Menos humos, por tanto, para esta etapa.
Y ya siempre la imitación papanatas de todo lo que llega de
fuera, como expresión de un complejo de inferioridad que este país parece llevar
en la sangre desde el principio de los tiempos. Y ahí andamos, en el Hollywood
de todo y de todos.
Ya se ve que mi visión es bastante pesimista al respecto. Sobre
todo, porque creo que ese victimismo lo aplicamos no solo a la música sino a
todos los demás campos de la vida y de la cultura.
No se trata, claro, de pasarse el día mirándose el ombligo; pero
mucho menos de aceptar que lo que producimos nosotros es por sistema peor que
lo que nos enseñan los demás.
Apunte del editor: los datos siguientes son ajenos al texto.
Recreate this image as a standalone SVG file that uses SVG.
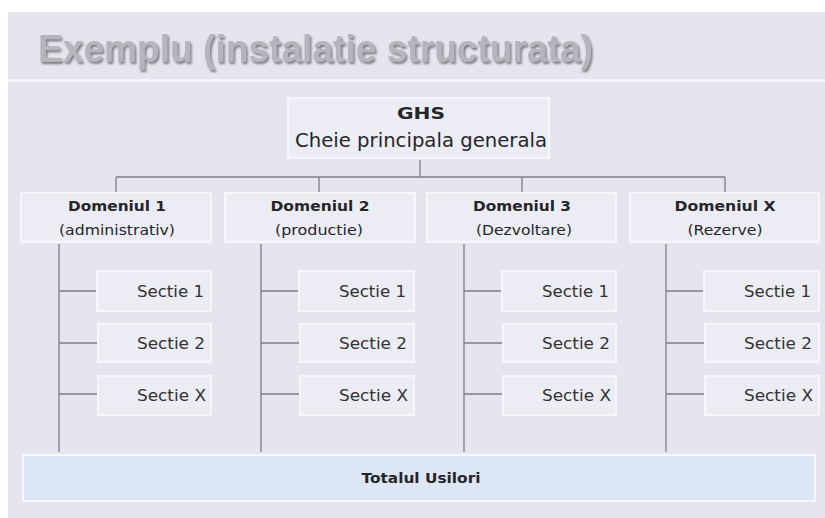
<svg xmlns="http://www.w3.org/2000/svg" width="825" height="518" viewBox="0 0 825 518">
<defs>
<style>
.box{fill:#ececf4;stroke:#f7f7fb;stroke-width:2}
.line{stroke:#7d7c84;stroke-width:1.3;fill:none}
.t{font-family:"DejaVu Sans","Liberation Sans",Arial,sans-serif;fill:#26262a}
.title{font-family:"Liberation Sans",Arial,sans-serif;font-weight:bold;font-size:38px;fill:#b6b5bd}
.b{font-weight:bold}
.dom{font-size:14.5px;text-anchor:middle}
.sec{font-size:15.5px;text-anchor:end;fill:#333}
</style>
<filter id="sh" x="-5%" y="-20%" width="110%" height="150%">
<feDropShadow dx="1.5" dy="2" stdDeviation="1" flood-color="#555" flood-opacity="0.75"/>
</filter>
</defs>
<rect x="0" y="0" width="825" height="518" fill="#ffffff"/>
<rect x="8" y="12" width="817" height="506" fill="#e6e5ef"/>
<rect x="8" y="79" width="817" height="3" fill="#f4f4f9"/>
<text x="38" y="62" class="title" textLength="555" lengthAdjust="spacingAndGlyphs" filter="url(#sh)">Exemplu (instalatie structurata)</text>

<g id="connectors">
<line class="line" x1="420" y1="160" x2="420" y2="177"/>
<line class="line" x1="116" y1="177" x2="725" y2="177"/>
<line class="line" x1="116" y1="177" x2="116" y2="192"/>
<line class="line" x1="319" y1="177" x2="319" y2="192"/>
<line class="line" x1="522" y1="177" x2="522" y2="192"/>
<line class="line" x1="725" y1="177" x2="725" y2="192"/>
<line class="line" x1="59" y1="244" x2="59" y2="452"/>
<line class="line" x1="261" y1="244" x2="261" y2="452"/>
<line class="line" x1="464" y1="244" x2="464" y2="452"/>
<line class="line" x1="666" y1="244" x2="666" y2="452"/>
<line class="line" x1="59" y1="291" x2="97" y2="291"/>
<line class="line" x1="59" y1="343" x2="97" y2="343"/>
<line class="line" x1="59" y1="394" x2="97" y2="394"/>
<line class="line" x1="261" y1="291" x2="299" y2="291"/>
<line class="line" x1="261" y1="343" x2="299" y2="343"/>
<line class="line" x1="261" y1="394" x2="299" y2="394"/>
<line class="line" x1="464" y1="291" x2="502" y2="291"/>
<line class="line" x1="464" y1="343" x2="502" y2="343"/>
<line class="line" x1="464" y1="394" x2="502" y2="394"/>
<line class="line" x1="666" y1="291" x2="704" y2="291"/>
<line class="line" x1="666" y1="343" x2="704" y2="343"/>
<line class="line" x1="666" y1="394" x2="704" y2="394"/>
</g>

<g id="ghs">
<rect class="box" x="288" y="98" width="261" height="60"/>
<text x="421" y="119" class="t b" font-size="16" text-anchor="middle" textLength="48" lengthAdjust="spacingAndGlyphs">GHS</text>
<text x="421" y="147" class="t" font-size="19" text-anchor="middle" textLength="252" lengthAdjust="spacingAndGlyphs">Cheie principala generala</text>
</g>

<g id="dom1">
<rect class="box" x="21" y="193" width="190" height="49"/>
<text x="117" y="211" class="t b dom" textLength="98" lengthAdjust="spacingAndGlyphs">Domeniul 1</text>
<text x="117" y="235" class="t dom" textLength="116" lengthAdjust="spacingAndGlyphs">(administrativ)</text>
</g>
<g id="dom2">
<rect class="box" x="225" y="193" width="190" height="49"/>
<text x="320" y="211" class="t b dom" textLength="99" lengthAdjust="spacingAndGlyphs">Domeniul 2</text>
<text x="319" y="235" class="t dom" textLength="88" lengthAdjust="spacingAndGlyphs">(productie)</text>
</g>
<g id="dom3">
<rect class="box" x="427" y="193" width="189" height="49"/>
<text x="522" y="211" class="t b dom" textLength="98" lengthAdjust="spacingAndGlyphs">Domeniul 3</text>
<text x="524" y="235" class="t dom" textLength="96" lengthAdjust="spacingAndGlyphs">(Dezvoltare)</text>
</g>
<g id="domX">
<rect class="box" x="630" y="193" width="189" height="49"/>
<text x="725" y="211" class="t b dom" textLength="101" lengthAdjust="spacingAndGlyphs">Domeniul X</text>
<text x="725" y="235" class="t dom" textLength="75" lengthAdjust="spacingAndGlyphs">(Rezerve)</text>
</g>

<g id="d1s1"><rect class="box" x="97" y="271" width="114" height="40"/><text x="204" y="297" class="t sec" textLength="67" lengthAdjust="spacingAndGlyphs">Sectie 1</text></g>
<g id="d1s2"><rect class="box" x="98" y="324" width="113" height="38"/><text x="205" y="349" class="t sec" textLength="68" lengthAdjust="spacingAndGlyphs">Sectie 2</text></g>
<g id="d1sX"><rect class="box" x="98" y="376" width="113" height="39"/><text x="206" y="401" class="t sec" textLength="69" lengthAdjust="spacingAndGlyphs">Sectie X</text></g>

<g id="d2s1"><rect class="box" x="299" y="271" width="115" height="40"/><text x="406" y="297" class="t sec" textLength="67" lengthAdjust="spacingAndGlyphs">Sectie 1</text></g>
<g id="d2s2"><rect class="box" x="300" y="324" width="114" height="38"/><text x="407" y="349" class="t sec" textLength="68" lengthAdjust="spacingAndGlyphs">Sectie 2</text></g>
<g id="d2sX"><rect class="box" x="300" y="376" width="114" height="39"/><text x="408" y="401" class="t sec" textLength="69" lengthAdjust="spacingAndGlyphs">Sectie X</text></g>

<g id="d3s1"><rect class="box" x="502" y="271" width="114" height="40"/><text x="609" y="297" class="t sec" textLength="67" lengthAdjust="spacingAndGlyphs">Sectie 1</text></g>
<g id="d3s2"><rect class="box" x="503" y="324" width="113" height="38"/><text x="610" y="349" class="t sec" textLength="68" lengthAdjust="spacingAndGlyphs">Sectie 2</text></g>
<g id="d3sX"><rect class="box" x="503" y="376" width="113" height="39"/><text x="611" y="401" class="t sec" textLength="69" lengthAdjust="spacingAndGlyphs">Sectie X</text></g>

<g id="dXs1"><rect class="box" x="704" y="271" width="115" height="40"/><text x="811" y="297" class="t sec" textLength="67" lengthAdjust="spacingAndGlyphs">Sectie 1</text></g>
<g id="dXs2"><rect class="box" x="705" y="324" width="114" height="38"/><text x="812" y="349" class="t sec" textLength="68" lengthAdjust="spacingAndGlyphs">Sectie 2</text></g>
<g id="dXsX"><rect class="box" x="705" y="376" width="114" height="39"/><text x="813" y="401" class="t sec" textLength="69" lengthAdjust="spacingAndGlyphs">Sectie X</text></g>

<g id="total">
<rect x="23" y="455" width="792" height="46" fill="#dde6f4" stroke="#f7f8fc" stroke-width="2"/>
<text x="421" y="483" class="t b" font-size="14.5" text-anchor="middle" textLength="119" lengthAdjust="spacingAndGlyphs">Totalul Usilori</text>
</g>
</svg>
Por ejemplificarlo, entre una buena jota
castellana o un fandango de la serranía de Huelva, y una canción de las tierras
de Oklahoma, me quedo de entrada con lo mío, con lo más próximo, con lo que me
atañe y me hiere la sangre y la conciencia. Y lo mismo entre una canción de los
Rolling y la de un buen cantautor de nuestros pagos, que los hay, y muy buenos.
En fin, como siempre: no se trata de negar la evolución, pero
tampoco de vivir en el papanatismo y en la conciencia de la inferioridad. Coño.
Voy a volver a escuchar un disco entero de Jarcha, que me
apetece.
A ver quién puede mejorarme la letra de este fandango de Huelva:
«Yo sembré en una maceta
la semilla del engaño;
con lágrimas la regué
y la flor salió llorando.
Tuvo la culpa el querer».
Por favor, todo el imperio musical que pida hora y espere turno.